Leadership demands creating a vision, and a strategy to fulfill that vision.

A rabbi and a sheikh at a prayer session for Muslims and Jews in Gush Etzion. (photo credit: ELIAZ COHEN)
A rabbi and a sheikh at a prayer session for Muslims and Jews in Gush Etzion.
(photo credit: ELIAZ COHEN)
As Israel watched its elected officials focus on political survival this past year – reaching a climax this week with pronouncements and maneuvers that no one really understands – a group of lay leaders worked to generate a vision for Israel and a plan to achieve it. The issue they sought to address was the Jewish-Arab relationship within Israel.
The reality of Israel’s 20% Arab minority is not going to disappear. With that in mind, a team of Jewish and Arab representatives from the public and private sectors worked for the past 16 months to create a set of policies to build partnerships that include Arab citizens of Israel who want to be citizens of Israel and enjoy the successes of the State of Israel.
These leaders presented their recommendations – the “Road map for a Shared Society” – at the Givat Haviva conference this week. I was honored to be asked to respond to their recommendations at the conference, and was impressed by what I saw and heard. While I strongly disagree with certain points and recommended changing some of the text, the overall road map is excellent, and I believe most of it can and should be adopted by any Israeli government, regardless of political leanings and ideologies.
Education is the No. 1 mechanism to generate coexistence and tolerance between Arabs and Jews in Israel, and to create a society in which we share what we can. The committee recommends focusing first and foremost on the teachers, requiring schools of education and teacher- training colleges to include a mandatory course on the different sectors in Israel, including the Arab-Jewish divide.
In addition, as recommended by President Reuven Rivlin, teachers from all sectors would spend time teaching in schools from different sectors. Special training would be included for principals, since they are the ones who set the tone of tolerance among their staffs and student bodies.

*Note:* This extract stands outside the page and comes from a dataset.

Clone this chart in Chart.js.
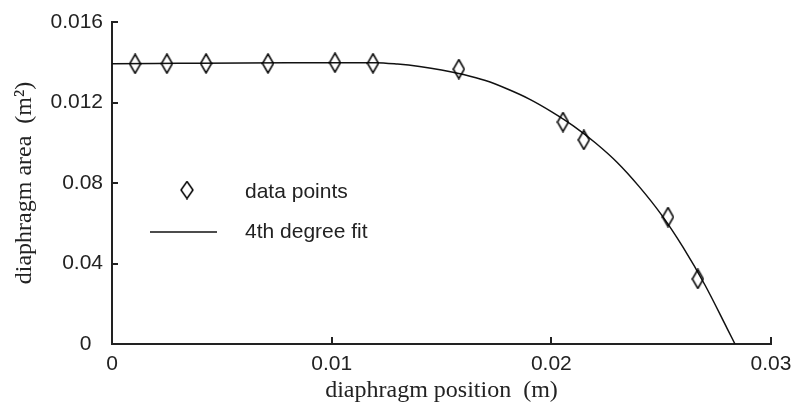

Economic development in the Arab sector is vital if we want to truly reach for equal opportunities and a shared society. To this end, the road map calls for establishing hi-tech employment centers in Arab areas, and five advanced industry centers in leading Arab towns. In addition, there must be investment in public transportation to facilitate mobility and access from the Arab villages to centers of employment. Finally, and perhaps most important, the subject of employment and career development must be introduced in Arab high schools.
The arts are an area in which Jews and Arabs can easily work together. The road map recommends the establishment of a forum of Jewish and Arab representatives to create a “shared cultural language” of Israel in the arts. Both populations can gain from the background and experiences of the other, and working together within a non-threatening framework such as the arts can generate a restorative and inclusive discourse between Arab and Jewish societies.

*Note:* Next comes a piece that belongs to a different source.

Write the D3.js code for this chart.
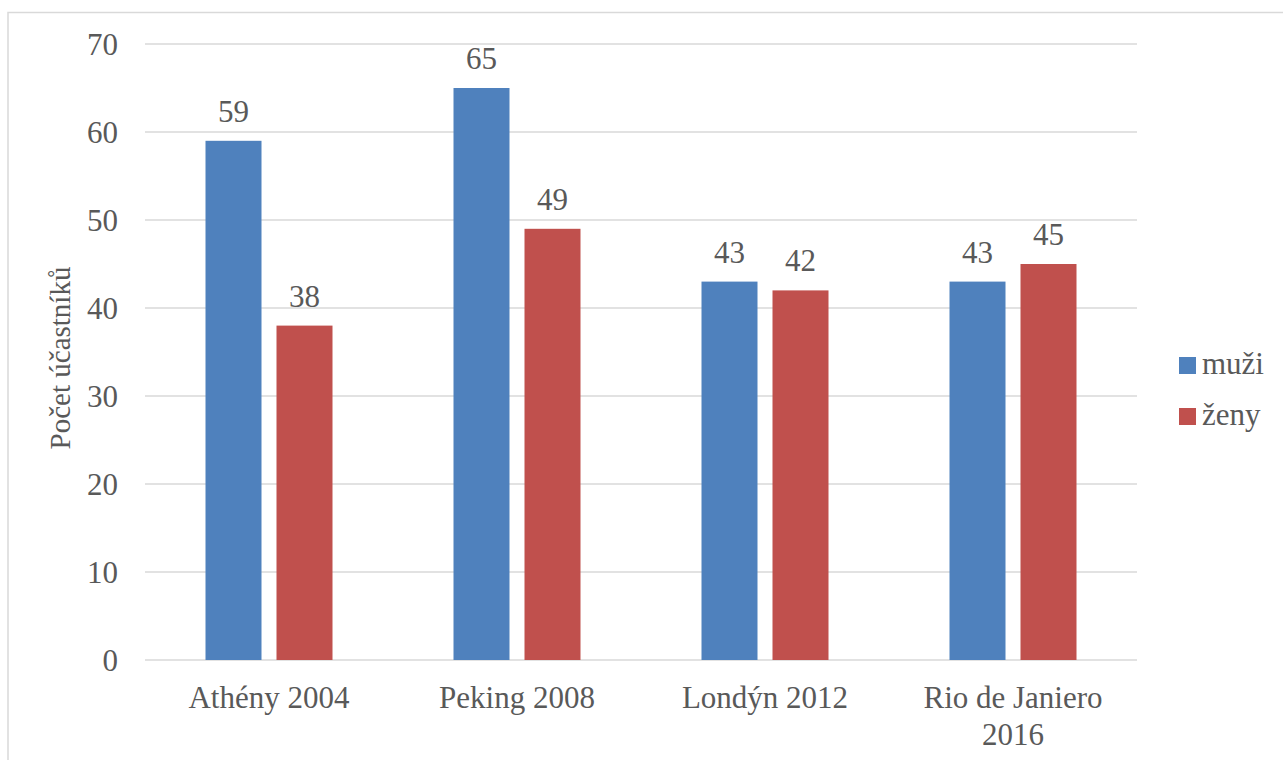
<!DOCTYPE html>
<html>
<head>
<meta charset="utf-8">
<script src="https://cdn.jsdelivr.net/npm/d3@7"></script>
<style>
  html, body { margin: 0; padding: 0; background: #fff; }
  svg { display: block; }
</style>
</head>
<body>
<svg id="chart" width="1283" height="760"></svg>
<script>
const categories = [["Athény 2004"], ["Peking 2008"], ["Londýn 2012"], ["Rio de Janiero", "2016"]];
const seriesNames = ["muži", "ženy"];
const muzi = [59, 65, 43, 43];
const zeny = [38, 49, 42, 45];
const yTicks = [0, 10, 20, 30, 40, 50, 60, 70];
const colors = ["#4F81BD", "#C0504D"];

const FONT = "'Liberation Serif', 'Times New Roman', Tinos, serif";
const svg = d3.select("#chart")
  .style("font-family", FONT);
const W = 1283, H = 760;
const plot = { left: 145, right: 1137, top: 44, bottom: 660 };

// outer chart border
svg.append("rect")
  .attr("x", 8).attr("y", 12.5)
  .attr("width", W + 20).attr("height", H + 20)
  .attr("fill", "none").attr("stroke", "#d9d9d9").attr("stroke-width", 1.5);

const catKeys = categories.map(c => c.join(" "));
const x = d3.scaleBand().domain(catKeys).range([plot.left, plot.right]).paddingInner(0).paddingOuter(0);
const y = d3.scaleLinear().domain([0, 70]).range([plot.bottom, plot.top]);

const groupW = x.bandwidth() * (127 / 248);
const x1 = d3.scaleBand().domain(seriesNames).range([0, groupW]).paddingInner(15 / 71).paddingOuter(0);

function txt(sel) {
  return sel.style("font-family", FONT).style("fill", "#595959");
}

// gridlines
svg.append("g").selectAll("line").data(yTicks).join("line")
  .attr("x1", plot.left).attr("x2", plot.right)
  .attr("y1", d => y(d)).attr("y2", d => y(d))
  .attr("stroke", "#d9d9d9").attr("stroke-width", 1.4);

// y tick labels
txt(svg.append("g").selectAll("text").data(yTicks).join("text"))
  .attr("x", 118).attr("y", d => y(d))
  .attr("dy", "0.35em")
  .attr("text-anchor", "end")
  .style("font-size", "31px")
  .text(d => d);

// bars
const data = catKeys.map((k, i) => ({ key: k, values: [muzi[i], zeny[i]] }));
const groups = svg.append("g").selectAll("g").data(data).join("g")
  .attr("transform", d => `translate(${x(d.key) + (x.bandwidth() - groupW) / 2},0)`);

groups.selectAll("rect").data(d => d.values.map((v, j) => ({ s: seriesNames[j], v, j }))).join("rect")
  .attr("x", d => x1(d.s))
  .attr("width", x1.bandwidth())
  .attr("y", d => y(d.v))
  .attr("height", d => y(0) - y(d.v))
  .attr("fill", d => colors[d.j]);

txt(groups.selectAll("text.lbl").data(d => d.values.map((v, j) => ({ s: seriesNames[j], v, j }))).join("text"))
  .attr("class", "lbl")
  .attr("x", d => x1(d.s) + x1.bandwidth() / 2)
  .attr("y", d => y(d.v) - 19)
  .attr("text-anchor", "middle")
  .style("font-size", "31px")
  .text(d => d.v);

// category labels
const cl = txt(svg.append("g").selectAll("text").data(categories).join("text"))
  .attr("x", (d, i) => x(catKeys[i]) + x.bandwidth() / 2)
  .attr("y", 708)
  .attr("text-anchor", "middle")
  .style("font-size", "31px");
cl.selectAll("tspan").data(d => d).join("tspan")
  .attr("x", function () { return this.parentNode.getAttribute("x"); })
  .attr("dy", (d, i) => i === 0 ? 0 : 37)
  .text(d => d);

// y axis title
txt(svg.append("text"))
  .attr("transform", "translate(70,358) rotate(-90)")
  .attr("text-anchor", "middle")
  .style("font-size", "29px")
  .text("Počet účastníků");

// legend
const lg = svg.append("g").selectAll("g").data(seriesNames).join("g")
  .attr("transform", (d, i) => `translate(1179,${357 + i * 51})`);
lg.append("rect").attr("width", 17).attr("height", 17).attr("fill", (d, i) => colors[i]);
txt(lg.append("text")).attr("x", 23).attr("y", 17).style("font-size", "31px").text(d => d);
</script>
</body>
</html>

It is clear that without greater involvement of moderate Arabs on a government level, it will be almost impossible for this sector to feel – and be – truly equal in Israeli society.

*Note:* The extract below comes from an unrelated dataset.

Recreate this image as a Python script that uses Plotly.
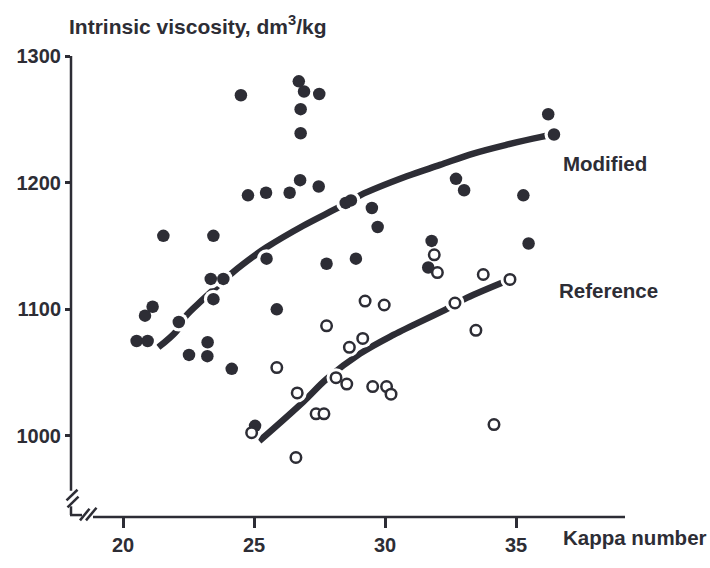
import plotly.graph_objects as go

# ---- data ----
mod_kappa = [24.50, 26.71, 26.91, 27.49, 26.78, 26.78, 26.76, 27.47, 24.77, 25.46, 26.36,
             21.54, 23.45, 28.50, 28.70, 36.23, 36.45, 32.71, 33.02, 35.28, 29.50, 29.72,
             31.78, 35.48, 28.89, 25.48, 27.77, 31.65, 23.35, 23.83, 23.45, 21.13, 20.84,
             22.13, 20.52, 20.94, 25.87, 23.23, 22.52, 23.22, 24.15, 25.04]
mod_visc = [1269, 1280, 1272, 1270, 1258, 1239, 1202, 1197, 1190, 1192, 1192,
            1158, 1158, 1184, 1186, 1254, 1238, 1203, 1194, 1190, 1180, 1165,
            1154, 1152, 1140, 1140, 1136, 1133, 1124, 1124, 1108, 1102, 1095,
            1090, 1075, 1075, 1100, 1074, 1064, 1063, 1053, 1008]

ref_kappa = [27.77, 28.64, 25.87, 26.65, 28.13, 28.54, 27.37, 27.67, 31.88, 32.00, 33.75,
             34.77, 29.24, 29.97, 32.67, 33.47, 29.15, 29.53, 30.06, 30.23, 34.16, 26.60, 24.91]
ref_visc = [1087, 1070, 1054, 1034, 1046, 1041, 1017.5, 1017.5, 1143, 1129, 1127.5,
            1123.6, 1106.5, 1103.4, 1105, 1083.4, 1077, 1039, 1039, 1033, 1009, 983, 1002.6]

mod_fit_kappa = [21.35, 22.05, 22.37, 23.06, 24.21, 25.10, 25.48, 26.88, 28.28, 29.05,
                 30.83, 32.10, 33.37, 34.65, 35.92, 36.45]
mod_fit_visc = [1070, 1083, 1094, 1108, 1129.5, 1143.6, 1149, 1166, 1181, 1190,
                1205, 1214, 1223, 1230, 1236, 1238]

ref_fit_kappa = [25.20, 26.88, 27.77, 29.05, 30.34, 32.42, 33.12, 34.77]
ref_fit_visc = [996, 1027, 1045, 1065, 1080, 1101, 1109, 1123.6]

x_ticks = [20, 25, 30, 35]
y_ticks = [1000, 1100, 1200, 1300]

# ---- layout geometry ----
W, H = 710, 568
L, R, T, B = 71, 625, 56, 530
SX = 26.2              # px per kappa unit
XA = 20 - (123 - L) / SX
XB = XA + (R - L) / SX
SY = (446.7 - 56) / 300.0
YA = 1000 - (B - 446.7) / SY
YB = 1300

INK = "#2d2d35"
FONT = "Liberation Sans, Arial, sans-serif"


def px(x):
    return (x - L) / (R - L)


def py(y):
    return (B - y) / (B - T)


fig = go.Figure()

# fitted curves
for fk, fv in ((mod_fit_kappa, mod_fit_visc), (ref_fit_kappa, ref_fit_visc)):
    fig.add_trace(go.Scatter(x=fk, y=fv, mode="lines",
                             line=dict(color=INK, width=6.5, shape="spline"),
                             hoverinfo="skip", showlegend=False))

# white halo under every marker (breaks the curves around points)
fig.add_trace(go.Scatter(x=mod_kappa + ref_kappa, y=mod_visc + ref_visc, mode="markers",
                         marker=dict(size=19, color="white", line=dict(width=0)),
                         hoverinfo="skip", showlegend=False))

fig.add_trace(go.Scatter(x=mod_kappa, y=mod_visc, mode="markers",
                         marker=dict(size=12.5, color=INK, line=dict(width=0)),
                         showlegend=False))
fig.add_trace(go.Scatter(x=ref_kappa, y=ref_visc, mode="markers",
                         marker=dict(size=10.5, color="white", line=dict(color=INK, width=2.5)),
                         showlegend=False))

LW = 2.5
shapes = []


def seg(x0, y0, x1, y1):
    shapes.append(dict(type="line", xref="paper", yref="paper",
                       x0=px(x0), y0=py(y0), x1=px(x1), y1=py(y1),
                       line=dict(color=INK, width=LW)))


# y axis line (top part)
seg(L, T, L, 503)
# y axis break slashes
seg(66.5, 513, 77.5, 502)
seg(67.5, 520, 78.5, 509)
# lower stub and corner
seg(L, 519, L, 528)
seg(L - 1, 528, 82, 528)
# x axis break slashes
seg(80, 533.5, 89.5, 521.5)
seg(86, 533.5, 96.5, 520.5)
# x axis line
seg(93, B, R, B)

BIG = dict(family=FONT, size=20, color=INK, weight="bold")

fig.update_layout(
    width=W, height=H,
    margin=dict(l=L, r=W - R, t=T, b=H - B, pad=0),
    paper_bgcolor="white", plot_bgcolor="white",
    shapes=shapes,
    xaxis=dict(range=[XA, XB], showgrid=False, zeroline=False, showline=False,
               tickmode="array", tickvals=x_ticks, ticktext=[str(v) for v in x_ticks],
               ticks="outside", ticklen=10, tickwidth=LW, tickcolor=INK,
               tickfont=BIG),
    yaxis=dict(range=[YA, YB], showgrid=False, zeroline=False, showline=False,
               tickmode="array", tickvals=y_ticks, ticktext=[str(v) for v in y_ticks],
               ticks="outside", ticklen=5, tickwidth=LW, tickcolor=INK,
               tickfont=BIG),
    annotations=[
        dict(text="Intrinsic viscosity, dm<sup>3</sup>/kg", xref="paper", yref="paper",
             x=px(67), y=py(24), xanchor="left", yanchor="middle", showarrow=False,
             font=dict(family=FONT, size=21, color=INK, weight="bold")),
        dict(text="Kappa number", xref="paper", yref="paper",
             x=px(561), y=py(551), xanchor="left", yanchor="middle", showarrow=False,
             font=dict(family=FONT, size=20.5, color=INK, weight="bold")),
        dict(text="Modified", xref="paper", yref="paper",
             x=px(561), y=py(167), xanchor="left", yanchor="middle", showarrow=False,
             font=dict(family=FONT, size=20.5, color=INK, weight="bold")),
        dict(text="Reference", xref="paper", yref="paper",
             x=px(557), y=py(297), xanchor="left", yanchor="middle", showarrow=False,
             font=dict(family=FONT, size=20.5, color=INK, weight="bold")),
    ],
)

fig.write_html("out.html")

To this end, the road map recommends setting a target of 20% Arab representation among students in Government Studies programs that include experiential components such as internships in government agencies. An infrastructure needs to be created for effective monitoring of the rate of employment of Arabs in state companies and agencies.
The forum acknowledged the gap in community and private construction planning between the Jewish and Arab sectors, calling this breach a detriment to the Arab sector that holds back progress toward equality. The road map thus calls for a “pilot project for planning initiatives for Arab communities,” a master plan to be implemented in five Arab communities, with a national project oversight committee overseeing and administering those plans. It would include exploring cooperation in land use between and Arab and Jewish local governments, with shared public facilities such as cultural and athletic venues where possible. Such a project would require the state to budget state-owned lands for these projects – a worthwhile investment to gain control over illegal construction, and all the negatives associated with a lack of proper community planning that currently leaves the Arab sector with inadequate infrastructures across the board.
I applaud the leaders and staff at Givat Haviva for the hard work that went into preparing these proposals. While I disagreed with some of their suggestions, I believe that most of the road map – including all of the elements detailed above – would be acceptable to even the most right-wing of Israeli governments. I pray that the proposals find a receptive ear in government, and that we can start working on fulfilling a vision all Israelis should desire: a society in which upstanding citizens can live together in harmony and with equal opportunities for all.
The writer served in the 19th Knesset with the Yesh Atid party.